* _Exercise prompt_
Your task is to retype, word for word, the lines from the start of the data through the line holding "plt.rcParams['font.family'] = ['DejaVu Sans']". Do not include the pictures.

= = = =

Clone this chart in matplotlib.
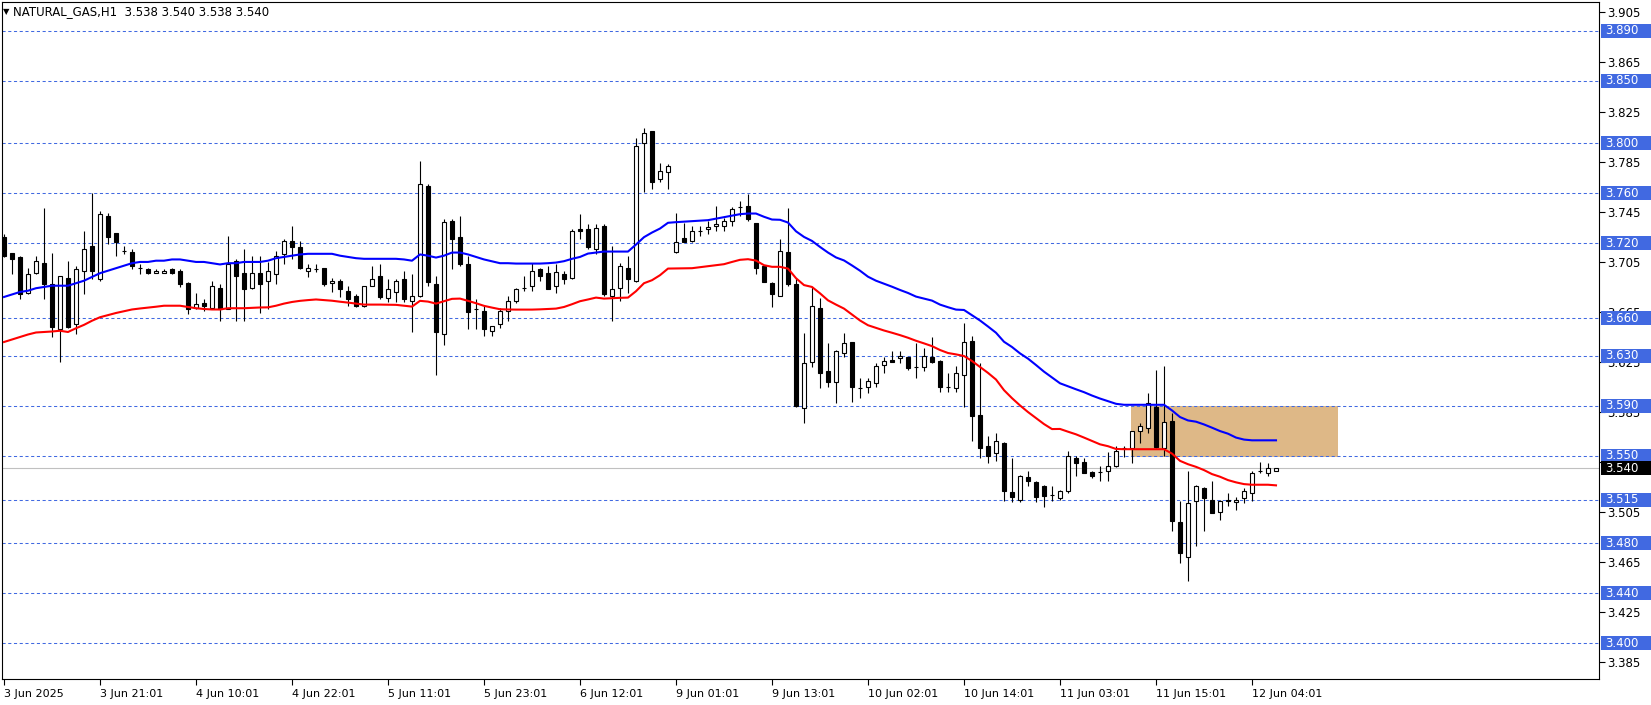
import matplotlib
matplotlib.use('Agg')
import matplotlib.pyplot as plt
import matplotlib.transforms as mtransforms
from matplotlib.patches import Rectangle
import numpy as np

plt.rcParams['font.family'] = ['DejaVu Sans']

# NATURAL_GAS H1, bars from 3 Jun 2025 09:01 to 12 Jun 2025 07:01
opens = [
    3.725, 3.712, 3.709, 3.680, 3.696, 3.704, 3.687, 3.651, 3.692, 3.655,
    3.698, 3.718, 3.691, 3.742, 3.728, 3.714, 3.713, 3.700, 3.699, 3.696,
    3.696, 3.699, 3.698, 3.688, 3.668, 3.672, 3.668, 3.684, 3.667, 3.706,
    3.696, 3.684, 3.696, 3.690, 3.695, 3.711, 3.722, 3.717, 3.698, 3.699,
    3.700, 3.688, 3.690, 3.682, 3.678, 3.670, 3.686, 3.694, 3.676, 3.681,
    3.691, 3.674, 3.678, 3.766, 3.687, 3.647, 3.738, 3.725, 3.703, 3.667,
    3.666, 3.650, 3.655, 3.666, 3.674, 3.684, 3.686, 3.699, 3.696, 3.686,
    3.695, 3.692, 3.731, 3.731, 3.715, 3.734, 3.678, 3.684, 3.700, 3.690,
    3.800, 3.810, 3.771, 3.777, 3.713, 3.724, 3.722, 3.730, 3.731, 3.734,
    3.734, 3.738, 3.749, 3.750, 3.736, 3.702, 3.688, 3.678, 3.713, 3.687,
    3.588, 3.625, 3.668, 3.618, 3.609, 3.632, 3.641, 3.604, 3.605, 3.608,
    3.623, 3.627, 3.628, 3.629, 3.621, 3.621, 3.629, 3.626, 3.605, 3.604,
    3.615, 3.642, 3.583, 3.558, 3.552, 3.560, 3.521, 3.515, 3.533, 3.529,
    3.526, 3.519, 3.516, 3.522, 3.548, 3.545, 3.537, 3.537, 3.538, 3.542,
    3.556, 3.556, 3.570, 3.572, 3.589, 3.556, 3.578, 3.497, 3.469, 3.514,
    3.524, 3.515, 3.505, 3.515, 3.513, 3.516, 3.520, 3.538, 3.536, 3.538,
]
highs = [
    3.727, 3.712, 3.710, 3.700, 3.710, 3.748, 3.712, 3.694, 3.706, 3.702,
    3.730, 3.760, 3.746, 3.744, 3.728, 3.718, 3.715, 3.703, 3.700, 3.699,
    3.699, 3.700, 3.699, 3.689, 3.680, 3.675, 3.690, 3.687, 3.726, 3.707,
    3.715, 3.710, 3.710, 3.705, 3.714, 3.723, 3.734, 3.722, 3.703, 3.703,
    3.700, 3.692, 3.691, 3.686, 3.679, 3.686, 3.702, 3.703, 3.691, 3.691,
    3.698, 3.695, 3.786, 3.767, 3.694, 3.739, 3.739, 3.742, 3.710, 3.675,
    3.670, 3.654, 3.668, 3.678, 3.684, 3.694, 3.704, 3.700, 3.702, 3.703,
    3.698, 3.731, 3.743, 3.735, 3.735, 3.735, 3.718, 3.704, 3.710, 3.804,
    3.812, 3.810, 3.784, 3.783, 3.744, 3.736, 3.734, 3.734, 3.738, 3.750,
    3.740, 3.749, 3.754, 3.759, 3.736, 3.702, 3.689, 3.723, 3.748, 3.692,
    3.648, 3.685, 3.676, 3.640, 3.635, 3.648, 3.641, 3.612, 3.612, 3.624,
    3.629, 3.634, 3.634, 3.629, 3.640, 3.636, 3.645, 3.627, 3.616, 3.622,
    3.656, 3.646, 3.624, 3.566, 3.568, 3.561, 3.548, 3.535, 3.538, 3.530,
    3.527, 3.526, 3.523, 3.554, 3.550, 3.548, 3.538, 3.542, 3.553, 3.558,
    3.558, 3.570, 3.576, 3.600, 3.619, 3.622, 3.584, 3.514, 3.538, 3.527,
    3.525, 3.530, 3.515, 3.520, 3.517, 3.524, 3.538, 3.545, 3.544, 3.540,
]
lows = [
    3.709, 3.695, 3.675, 3.679, 3.695, 3.675, 3.645, 3.625, 3.652, 3.647,
    3.679, 3.691, 3.690, 3.719, 3.710, 3.711, 3.699, 3.695, 3.695, 3.696,
    3.696, 3.695, 3.685, 3.663, 3.667, 3.666, 3.667, 3.658, 3.667, 3.658,
    3.658, 3.683, 3.664, 3.667, 3.687, 3.703, 3.707, 3.699, 3.693, 3.697,
    3.686, 3.681, 3.677, 3.670, 3.669, 3.669, 3.686, 3.675, 3.673, 3.673,
    3.673, 3.649, 3.677, 3.686, 3.615, 3.639, 3.699, 3.702, 3.651, 3.651,
    3.646, 3.646, 3.652, 3.658, 3.672, 3.682, 3.682, 3.690, 3.683, 3.680,
    3.687, 3.691, 3.723, 3.715, 3.711, 3.678, 3.658, 3.674, 3.680, 3.689,
    3.761, 3.763, 3.769, 3.763, 3.712, 3.721, 3.721, 3.726, 3.727, 3.730,
    3.730, 3.734, 3.742, 3.738, 3.695, 3.689, 3.669, 3.678, 3.686, 3.589,
    3.576, 3.621, 3.604, 3.605, 3.592, 3.629, 3.593, 3.596, 3.600, 3.605,
    3.616, 3.625, 3.624, 3.619, 3.612, 3.618, 3.624, 3.601, 3.601, 3.601,
    3.589, 3.562, 3.548, 3.544, 3.546, 3.514, 3.513, 3.513, 3.526, 3.513,
    3.509, 3.514, 3.515, 3.520, 3.534, 3.536, 3.532, 3.530, 3.530, 3.541,
    3.549, 3.544, 3.560, 3.568, 3.556, 3.550, 3.490, 3.464, 3.450, 3.478,
    3.490, 3.504, 3.499, 3.510, 3.507, 3.512, 3.514, 3.536, 3.534, 3.538,
]
closes = [
    3.710, 3.707, 3.679, 3.695, 3.706, 3.687, 3.653, 3.694, 3.653, 3.699,
    3.715, 3.698, 3.743, 3.725, 3.721, 3.714, 3.702, 3.700, 3.696, 3.698,
    3.698, 3.696, 3.687, 3.667, 3.671, 3.670, 3.686, 3.667, 3.703, 3.694,
    3.683, 3.696, 3.687, 3.698, 3.710, 3.722, 3.717, 3.700, 3.700, 3.699,
    3.687, 3.690, 3.683, 3.675, 3.670, 3.686, 3.691, 3.677, 3.683, 3.690,
    3.675, 3.678, 3.767, 3.689, 3.649, 3.737, 3.723, 3.703, 3.665, 3.667,
    3.651, 3.654, 3.666, 3.674, 3.683, 3.684, 3.698, 3.694, 3.683, 3.697,
    3.691, 3.730, 3.730, 3.717, 3.732, 3.679, 3.683, 3.702, 3.691, 3.798,
    3.808, 3.769, 3.778, 3.782, 3.721, 3.721, 3.730, 3.730, 3.733, 3.735,
    3.738, 3.747, 3.749, 3.739, 3.700, 3.689, 3.679, 3.714, 3.687, 3.590,
    3.624, 3.670, 3.616, 3.609, 3.634, 3.640, 3.605, 3.604, 3.610, 3.622,
    3.626, 3.625, 3.630, 3.620, 3.621, 3.630, 3.625, 3.605, 3.605, 3.616,
    3.641, 3.582, 3.556, 3.550, 3.562, 3.522, 3.517, 3.534, 3.530, 3.517,
    3.518, 3.519, 3.522, 3.550, 3.544, 3.536, 3.534, 3.537, 3.542, 3.554,
    3.556, 3.570, 3.574, 3.592, 3.557, 3.577, 3.498, 3.472, 3.512, 3.526,
    3.516, 3.504, 3.514, 3.514, 3.515, 3.522, 3.536, 3.538, 3.540, 3.540,
]

# upper (blue) and lower (red) moving average lines
ma_blue = [
    3.677, 3.679, 3.681, 3.682, 3.684, 3.685, 3.686, 3.686, 3.686, 3.688,
    3.690, 3.693, 3.696, 3.698, 3.700, 3.702, 3.704, 3.705, 3.705, 3.706,
    3.706, 3.707, 3.707, 3.706, 3.705, 3.705, 3.704, 3.703, 3.704, 3.704,
    3.705, 3.705, 3.705, 3.706, 3.708, 3.709, 3.710, 3.711, 3.7115, 3.7115,
    3.7115, 3.7115, 3.710, 3.709, 3.708, 3.7075, 3.7075, 3.7075, 3.7075, 3.7075,
    3.707, 3.706, 3.711, 3.710, 3.7085, 3.710, 3.7125, 3.7125, 3.711, 3.709,
    3.707, 3.7055, 3.704, 3.704, 3.7037, 3.7037, 3.7037, 3.7037, 3.704, 3.7045,
    3.7056, 3.7075, 3.709, 3.7117, 3.7125, 3.7133, 3.7133, 3.7133, 3.7133, 3.7189,
    3.7248, 3.7285, 3.7317, 3.7363, 3.7368, 3.7372, 3.7376, 3.738, 3.7384, 3.7396,
    3.7408, 3.742, 3.7432, 3.7437, 3.7437, 3.7411, 3.7389, 3.7387, 3.7365, 3.7295,
    3.725, 3.7218, 3.717, 3.7125, 3.7086, 3.7062, 3.7022, 3.698, 3.6932, 3.690,
    3.6876, 3.6852, 3.6826, 3.6802, 3.6773, 3.6757, 3.6741, 3.6709, 3.6688, 3.6669,
    3.6666, 3.6624, 3.6582, 3.6534, 3.6484, 3.6412, 3.637, 3.6319, 3.6277, 3.6226,
    3.6173, 3.6126, 3.608, 3.6056, 3.6032, 3.6009, 3.5982, 3.5958, 3.5937, 3.5916,
    3.5908, 3.5908, 3.5908, 3.5908, 3.5908, 3.5908, 3.5863, 3.581, 3.5783, 3.5773,
    3.5751, 3.5725, 3.5698, 3.5677, 3.5646, 3.563, 3.5624, 3.5624, 3.5624, 3.5624,
]
ma_red = [
    3.641, 3.643, 3.645, 3.647, 3.6486, 3.649, 3.6494, 3.650, 3.649, 3.652,
    3.6547, 3.658, 3.6608, 3.6625, 3.6642, 3.6656, 3.667, 3.6678, 3.6685, 3.6692,
    3.670, 3.670, 3.670, 3.669, 3.668, 3.6674, 3.667, 3.667, 3.668, 3.668,
    3.668, 3.6683, 3.6686, 3.6687, 3.670, 3.6717, 3.673, 3.6739, 3.6745, 3.675,
    3.6745, 3.674, 3.6732, 3.6725, 3.6717, 3.6709, 3.6709, 3.6709, 3.6708, 3.6707,
    3.670, 3.6693, 3.6739, 3.6733, 3.6717, 3.6736, 3.6755, 3.6757, 3.6739, 3.672,
    3.6699, 3.6685, 3.6672, 3.667, 3.6669, 3.6669, 3.6669, 3.6671, 3.6674, 3.6677,
    3.669, 3.6712, 3.6736, 3.675, 3.6765, 3.6757, 3.676, 3.6763, 3.6765, 3.6816,
    3.688, 3.6904, 3.6944, 3.6997, 3.6998, 3.6999, 3.700, 3.7008, 3.7016, 3.7024,
    3.7032, 3.705, 3.7067, 3.7072, 3.7061, 3.7024, 3.7011, 3.7011, 3.6997, 3.692,
    3.6865, 3.685, 3.6799, 3.6743, 3.6709, 3.6677, 3.6629, 3.6582, 3.6544, 3.6523,
    3.6502, 3.6484, 3.6465, 3.6444, 3.642, 3.6399, 3.6377, 3.6346, 3.6322, 3.6311,
    3.6298, 3.6258, 3.621, 3.6163, 3.611, 3.6025, 3.5961, 3.5903, 3.585, 3.5802,
    3.5754, 3.5714, 3.5715, 3.5693, 3.5672, 3.5646, 3.5619, 3.5592, 3.5577, 3.5555,
    3.5553, 3.5553, 3.5553, 3.5553, 3.5553, 3.5553, 3.5518, 3.546, 3.5433, 3.5412,
    3.5386, 3.5354, 3.5333, 3.5306, 3.5288, 3.5274, 3.5269, 3.5269, 3.5269, 3.5264,
]

level_prices = [3.890, 3.850, 3.800, 3.760, 3.720, 3.660, 3.630, 3.590,
                3.550, 3.515, 3.480, 3.440, 3.400]
last_price = 3.540
zone_top, zone_bottom = 3.590, 3.549
zone_start, zone_end = 140.9, 166.7

price_ticks = [3.385, 3.425, 3.465, 3.505, 3.545, 3.585, 3.625, 3.665,
               3.705, 3.745, 3.785, 3.825, 3.865, 3.905]
date_ticks = [0, 12, 24, 36, 48, 60, 72, 84, 96, 108, 120, 132, 144, 156]
date_labels = ['3 Jun 2025', '3 Jun 21:01', '4 Jun 10:01', '4 Jun 22:01',
               '5 Jun 11:01', '5 Jun 23:01', '6 Jun 12:01', '9 Jun 01:01',
               '9 Jun 13:01', '10 Jun 02:01', '10 Jun 14:01', '11 Jun 03:01',
               '11 Jun 15:01', '12 Jun 04:01']

W, H = 1651, 705
AW = 1597  # plot area width in px
fig = plt.figure(figsize=(W / 100, H / 100), dpi=100)
ax = fig.add_axes([2 / W, 26 / H, AW / W, 677 / H])
ax.set_xlim(-0.25, -0.25 + AW / 8)
ax.set_ylim(3.3716, 3.9128)

o = np.array(opens)
h = np.array(highs)
l = np.array(lows)
c = np.array(closes)
x = np.arange(len(o))
up = c >= o

# zone + levels
ax.add_patch(Rectangle((zone_start, zone_bottom), zone_end - zone_start,
                       zone_top - zone_bottom, fc='#DEB887', ec='none', zorder=0.5))
for p in level_prices:
    ax.axhline(p, color='#4169E1', lw=0.75, dashes=(3, 2.5), zorder=1)
ax.axhline(last_price, color='#C0C0C0', lw=0.8, zorder=1)

# candles
ax.vlines(x, l, h, color='black', lw=0.8, zorder=3)
ax.bar(x[up], (c - o)[up], bottom=o[up], width=0.5, color='white',
       edgecolor='black', linewidth=0.8, zorder=4)
ax.bar(x[~up], (o - c)[~up], bottom=c[~up], width=0.5, color='black',
       edgecolor='black', linewidth=0.8, zorder=4)

ax.plot(x, ma_blue, color='#0000FF', lw=1.5, zorder=5)
ax.plot(x, ma_red, color='#FF0000', lw=1.5, zorder=5)

# axes look
for s in ax.spines.values():
    s.set_color('black')
    s.set_linewidth(0.8)
ax.yaxis.tick_right()
ax.set_yticks(price_ticks)
ax.set_yticklabels(['%.3f' % v for v in price_ticks])
ax.tick_params(axis='y', direction='out', length=4, width=0.8, labelsize=8.5, pad=2)
ax.set_xticks(date_ticks)
ax.set_xticklabels(date_labels, ha='left')
ax.tick_params(axis='x', direction='out', length=4, width=0.8, labelsize=8, pad=3)

# price labels on the right scale
trans = mtransforms.blended_transform_factory(ax.transAxes, ax.transData)
box_w = 52 / AW
box_h = 14 / 1251
for p in level_prices + [last_price]:
    col = 'black' if p == last_price else '#4169E1'
    ax.add_patch(Rectangle((1 + 1.5 / AW, p - box_h / 2), box_w, box_h,
                           transform=trans, fc=col, ec='none', clip_on=False, zorder=6))
    ax.text(1 + 6 / AW, p, '%.3f' % p, transform=trans, color='white',
            fontsize=8.5, va='center', ha='left', zorder=7, clip_on=False)

# header
fig.text(3 / W, 1 - 12 / H, '\u25bc', fontsize=6, va='center', ha='left')
fig.text(13 / W, 1 - 12 / H, 'NATURAL_GAS,H1  3.538 3.540 3.538 3.540',
         fontsize=8.5, va='center', ha='left')

fig.savefig('out.png', dpi=100)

= = = =

* _Correct response_
Clone this chart in matplotlib.
import matplotlib
matplotlib.use('Agg')
import matplotlib.pyplot as plt
import matplotlib.transforms as mtransforms
from matplotlib.patches import Rectangle
import numpy as np

plt.rcParams['font.family'] = ['DejaVu Sans']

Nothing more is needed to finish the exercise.